Most people of my era will say that 1933 King Kong by Willis O'Brien and the Marcel Delgado puppets were their first experience with this kind of work, but I didn't get to see that early in my life, whereas I did get to watch Ray Harryhausen's work. Jason and the Argonauts is so concentrated in the sense of wonder he achieved within that movie, and the awe and wonder are why it's so special to me. We are very lucky to have grown up in that period where it used to be on the television so often, and we had the great fortune of being so inspired by these things. These were seminal moments.

10 years before we won the Oscar, had made another pilgrimage back to England where we actually met with Ray Harryhausen. We thought we'd meet for an hour. We turned up at his doorstep an hour early, we gave a bunch of flowers to his housekeeper thinking that she was his wife, Ray had forgotten that we were coming, so he came down the stairs in his bathrobe with his comb over flopped over the other side of his head. It was all very awkward. But we hit it off with him and his wife, Diana, and we spent the whole day with them and had this most magical dreamlike time. We didn't talk movies at all, because there was nothing that I didn't know about him. I'd already read it all! So, we talked adventures, the places they've visited.

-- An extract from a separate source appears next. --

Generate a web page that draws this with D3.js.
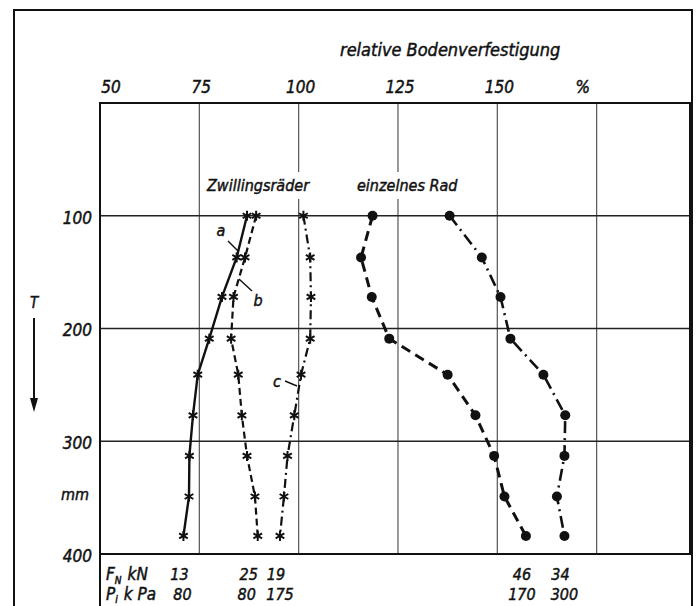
<!DOCTYPE html>
<html>
<head>
<meta charset="utf-8">
<script src="https://cdn.jsdelivr.net/npm/d3@7"></script>
<style>
  body { margin: 0; background: #fff; }
  text { font-family: "DejaVu Sans Condensed", "Liberation Sans Narrow", sans-serif; font-style: italic; fill: #111; stroke: #111; stroke-width: 0.45; }
</style>
</head>
<body>
<div id="chart"></div>
<script>
// depth below surface (mm) of every measuring point
const depths = [100, 137, 172, 209, 241, 277, 313, 349, 384];

// relative soil compaction in %, twin wheels (a, b, c)
const seriesA = [87.0, 84.4, 80.7, 77.5, 74.6, 73.4, 72.5, 72.4, 71.0];
const seriesB = [89.3, 86.5, 83.6, 83.0, 84.8, 85.7, 87.0, 89.0, 89.7];
const seriesC = [101.2, 102.9, 103.1, 102.9, 100.6, 98.9, 97.2, 96.3, 95.3];

// single wheel
const singleDashed = [118.6, 115.7, 118.4, 122.8, 137.5, 144.5, 149.2, 151.8, 157.2];
const singleDashDot = [138.0, 146.1, 150.8, 153.3, 161.6, 167.1, 166.9, 165.0, 166.9];

// wheel load and inflation pressure, one per curve
const wheelLoad = [13, 25, 19, 46, 34];
const tyrePressure = [80, 80, 175, 170, 300];

const xTicks = [50, 75, 100, 125, 150];
const yTicks = [100, 200, 300, 400];

const width = 697, height = 606;

const svg = d3.select("#chart").append("svg")
    .attr("width", width)
    .attr("height", height);

const x = d3.scaleLinear().domain([50, 198.5]).range([100, 690]);
const y = d3.scaleLinear().domain([0, 400]).range([103, 554]);

// outer frame
svg.append("path")
    .attr("d", "M14 606 V10 H692 V606")
    .attr("fill", "none")
    .attr("stroke", "#111")
    .attr("stroke-width", 2);

// grid
const grid = svg.append("g");
xTicks.concat([175]).forEach(v => {
    grid.append("line")
        .attr("x1", x(v)).attr("x2", x(v))
        .attr("y1", y(0)).attr("y2", y(400))
        .attr("stroke", "#555").attr("stroke-width", 1.2);
});
yTicks.slice(0, 3).forEach(v => {
    grid.append("line")
        .attr("x1", x(50)).attr("x2", 690)
        .attr("y1", y(v)).attr("y2", y(v))
        .attr("stroke", "#222").attr("stroke-width", 1.5);
});
grid.append("rect")
    .attr("x", x(50)).attr("y", y(0))
    .attr("width", 690 - x(50)).attr("height", y(400) - y(0))
    .attr("fill", "none").attr("stroke", "#111").attr("stroke-width", 2);

// table below the plot
svg.append("line")
    .attr("x1", x(50)).attr("x2", x(50))
    .attr("y1", y(400)).attr("y2", height)
    .attr("stroke", "#111").attr("stroke-width", 2);

// top axis labels
svg.selectAll(".xlab")
    .data(xTicks)
    .enter().append("text")
    .attr("x", (d, i) => i === 0 ? x(d) + 11 : x(d) + 2)
    .attr("y", 93)
    .attr("text-anchor", "middle")
    .attr("font-size", 17)
    .text(d => d);
svg.append("text")
    .attr("x", x(171.5)).attr("y", 93)
    .attr("text-anchor", "middle")
    .attr("font-size", 17)
    .text("%");
svg.append("text")
    .attr("x", 340).attr("y", 56)
    .attr("font-size", 18)
    .text("relative Bodenverfestigung");

// left axis labels
svg.selectAll(".ylab")
    .data(yTicks)
    .enter().append("text")
    .attr("x", 92)
    .attr("y", d => y(d) + 2)
    .attr("dy", "0.35em")
    .attr("text-anchor", "end")
    .attr("font-size", 17)
    .text(d => d);
svg.append("text")
    .attr("x", 89).attr("y", y(347))
    .attr("dy", "0.35em")
    .attr("text-anchor", "end")
    .attr("font-size", 16)
    .attr("font-style", "normal")
    .text("mm");
svg.append("text")
    .attr("x", 34).attr("y", 303)
    .attr("dy", "0.35em")
    .attr("text-anchor", "middle")
    .attr("font-size", 15)
    .text("T");
svg.append("line")
    .attr("x1", 34).attr("x2", 34)
    .attr("y1", 318).attr("y2", 402)
    .attr("stroke", "#111").attr("stroke-width", 2);
svg.append("path")
    .attr("d", "M30 398 L34 412 L38 398 Z")
    .attr("fill", "#111");

// group labels with white background
[["Zwillingsräder", 207], ["einzelnes Rad", 357]].forEach(([t, px]) => {
    const lab = svg.append("text")
        .attr("x", px).attr("y", 191)
        .attr("font-size", 16)
        .text(t);
    const bb = lab.node().getBBox();
    svg.insert("rect", "text")
        .attr("x", bb.x - 3).attr("y", bb.y - 4)
        .attr("width", bb.width + 6).attr("height", bb.height + 8)
        .attr("fill", "#fff");
});

// curves
const curves = [
    { values: seriesA, dash: null, width: 2.4, marker: "star" },
    { values: seriesB, dash: "7,4", width: 2.2, marker: "star" },
    { values: seriesC, dash: "9,4,2,4", width: 2.2, marker: "star" },
    { values: singleDashed, dash: "10,6", width: 3, marker: "dot" },
    { values: singleDashDot, dash: "12,5,2,5", width: 2.6, marker: "dot" }
];

const line = d3.line()
    .x(d => x(d[0]))
    .y(d => y(d[1]));

const star = d3.symbol().type(d3.symbolAsterisk).size(70);

curves.forEach(c => {
    const pts = c.values.map((v, i) => [v, depths[i]]);
    svg.append("path")
        .datum(pts)
        .attr("d", line)
        .attr("fill", "none")
        .attr("stroke", "#111")
        .attr("stroke-width", c.width)
        .attr("stroke-dasharray", c.dash);

    if (c.marker === "star") {
        svg.selectAll(null)
            .data(pts)
            .enter().append("path")
            .attr("d", star)
            .attr("transform", d => `translate(${x(d[0])},${y(d[1])})`)
            .attr("fill", "none")
            .attr("stroke", "#111")
            .attr("stroke-width", 2);
    } else {
        svg.selectAll(null)
            .data(pts)
            .enter().append("circle")
            .attr("cx", d => x(d[0]))
            .attr("cy", d => y(d[1]))
            .attr("r", 5)
            .attr("fill", "#111");
    }
});

// curve letters with leader lines
const letters = [
    { t: "a", lx: 221, ly: 236, x1: 228, y1: 241, x2: 238, y2: 251 },
    { t: "b", lx: 258, ly: 306, x1: 239, y1: 279, x2: 252, y2: 291 },
    { t: "c", lx: 277, ly: 387, x1: 285, y1: 381, x2: 297, y2: 386 }
];
letters.forEach(l => {
    svg.append("text")
        .attr("x", l.lx).attr("y", l.ly)
        .attr("text-anchor", "middle")
        .attr("font-size", 16)
        .text(l.t);
    svg.append("line")
        .attr("x1", l.x1).attr("y1", l.y1)
        .attr("x2", l.x2).attr("y2", l.y2)
        .attr("stroke", "#111").attr("stroke-width", 1.4);
});

// table: wheel load and tyre pressure under each curve
const lastX = curves.map(c => x(c.values[c.values.length - 1]) - 4);
const pressShift = [3, -7, 4, 0, 4];

const rowF = svg.append("text").attr("x", 106).attr("y", 580).attr("font-size", 17);
rowF.append("tspan").text("F");
rowF.append("tspan").attr("font-size", 10).attr("dy", 4).text("N");
rowF.append("tspan").attr("dy", -4).attr("dx", 6).text("kN");

const rowP = svg.append("text").attr("x", 106).attr("y", 600).attr("font-size", 17);
rowP.append("tspan").text("P");
rowP.append("tspan").attr("font-size", 10).attr("dy", 3).text("i");
rowP.append("tspan").attr("dy", -3).attr("dx", 6).text("k Pa");

svg.selectAll(".load")
    .data(wheelLoad)
    .enter().append("text")
    .attr("x", (d, i) => lastX[i] + (i === 1 ? -5 : 0))
    .attr("y", 580)
    .attr("text-anchor", "middle")
    .attr("font-size", 16)
    .text(d => d);

svg.selectAll(".press")
    .data(tyrePressure)
    .enter().append("text")
    .attr("x", (d, i) => lastX[i] + pressShift[i])
    .attr("y", 600)
    .attr("text-anchor", "middle")
    .attr("font-size", 16)
    .text(d => d);
</script>
</body>
</html>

When we won the first Oscars, I wrote to Ray and Diana and asked if we could fly them to New Zealand for two weeks, and they agreed. They flew right across the world and we picked them up at the airport and they spent two weeks in the workshop. We had the most unbelievable odyssey. We'd been working on King Kong, so we had the stop-animation puppets of the dinosaurs, and Ray was fascinated by that. Anyway, we had a beautiful time.